The HCJ ruled back in 2006 (the Rashed Murad decision) that the IDF must implement four principles in protecting the rights of Palestinians to work their lands. The first is protection: “First, action must be taken to ensure the safety of the Palestinian farmers who set out to do their agricultural work, and inasmuch as necessary to protect them while they are doing their agricultural work. The protection of the Palestinian farmers must be administered with minimum interruption of their agricultural work.” In practice, seven years after the ruling, the IDF allows Palestinian farmers only limited access to their lands, twice a year – and in a long and documented series of cases, when settlers reach the place the soldiers order the Palestinians to head back home. Often, they also refrain from protecting the Palestinians, or from fulfilling their legal duty to detain the rioters.
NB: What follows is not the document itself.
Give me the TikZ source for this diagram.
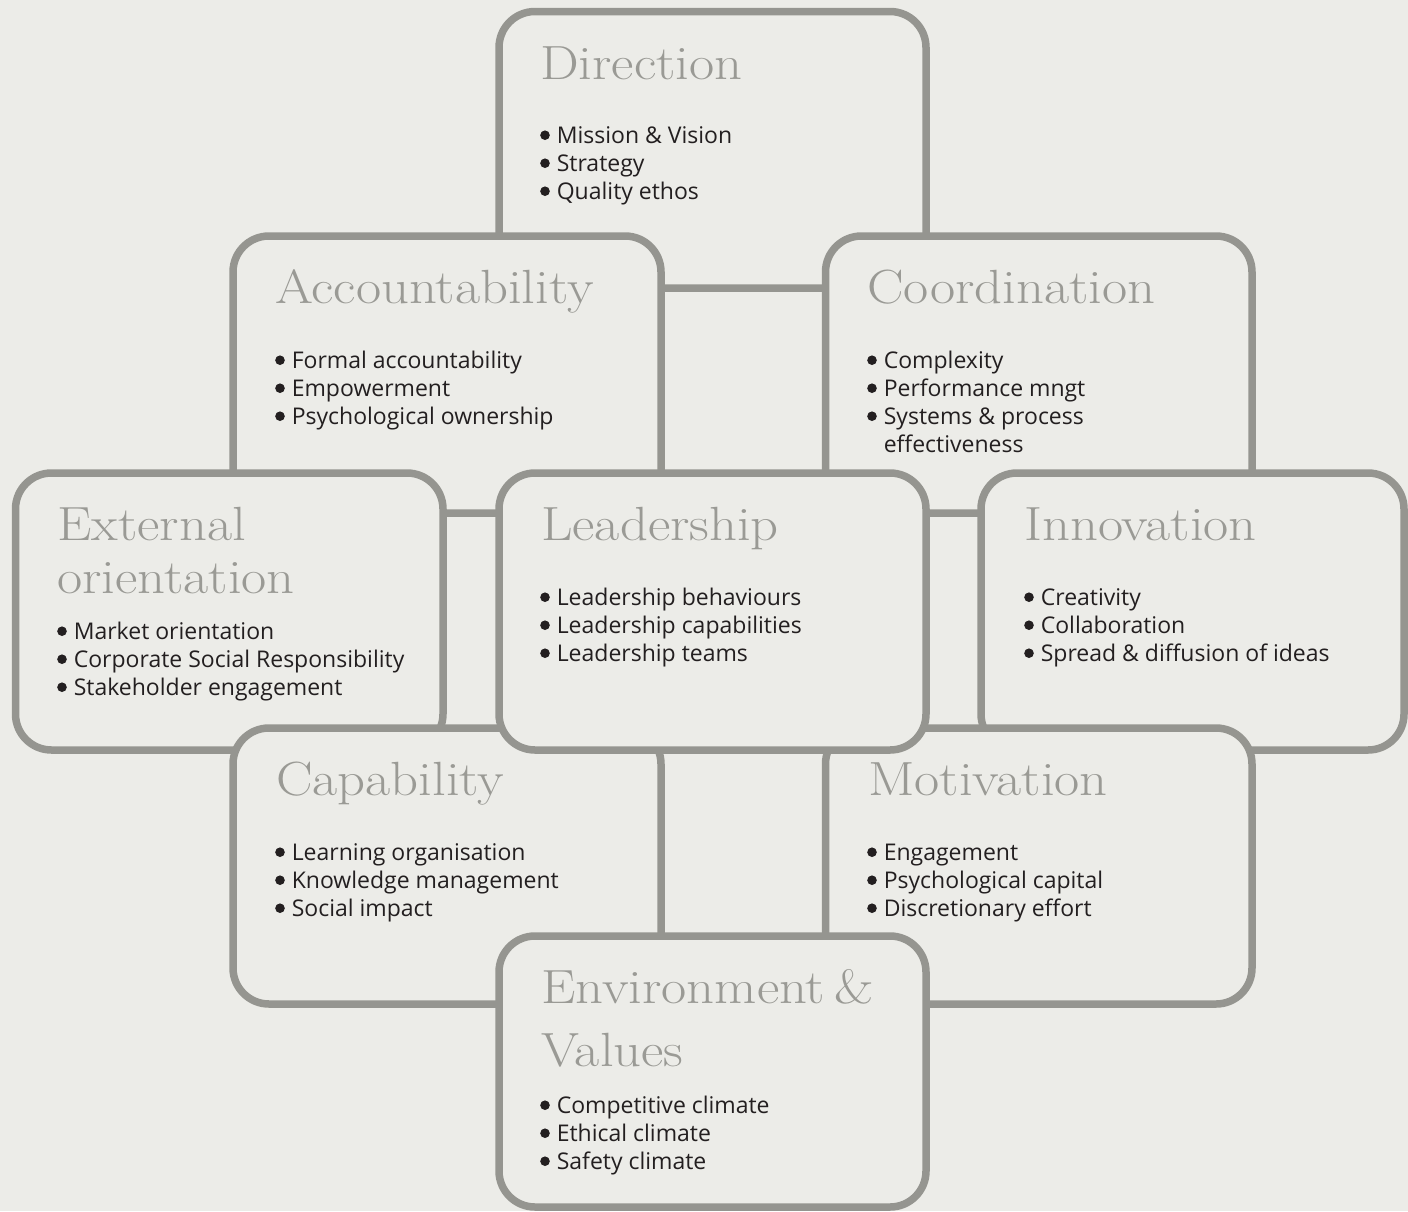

The second principle says that the IDF has to allow Palestinian farmers as much access as possible to their lands. The HCJ wrote that “Second, clear and unambiguous instructions must be given to the forces operating on the ground as to how to behave so as not to deny residents who are entitled to it access to their land, unless there is a legal basis to do so.” In practice, however, the IDF prevents Palestinians from entering a significant part of their lands. Naturally ,such limitations are not placed on the settlers – and the founder of Adei Ad, Boaz Melt, was convicted of trespassing after an olive orchard was pillaged.
The third principle is simple: “Third, forces must be deployed to protect the property of the Palestinian residents.” But the IDF, as an internal report of the comptroller of the Ministry of Defense shows, does not see the protection of Palestinian agricultural lands as part of its mission, so long as the Palestinians are not present on it. The comptroller recommended in 2006 that forces be allocated to protect the Palestinians “all year long, at day and at night, and not just during the harvest season.” This recommendation went unheeded.
The fourth principle of the HCJ might as well have been chiseled on an iceberg: “Fourth, the complaints raised by the Palestinian residents should be examined objectively and investigated as soon as possible. Investigations must be opened as soon as information is received of an act of harassment and patrols should be initiated by the military and security forces to discover such acts … Therefore, the enforcement, investigation and prosecution mechanisms must be perfected […] The respondents must act independently to locate the violators, hold them accountable and consider what measures can be taken so such blatant violations of the law will not be repeated.”
About things as they are, the justices had some choice words: “If the intended purpose is to protect the safety of the Palestinian farmers from violence that is directed at them, the appropriate measure ought to be directed at the threatening party, namely those who commit the assaults on the Palestinian farmers. The problem is that when setting out to protect the Palestinian farmers the military commander chose to act against them again, even though they are the victims of the assaults.” Later, they wrote even sharper words: “The policy that denies Palestinian residents access to land that they own, in order to achieve the purpose of protecting them from attacks against them, is like a policy of ordering a person not to enter his home to protect him against a robber waiting for him there to attack him.”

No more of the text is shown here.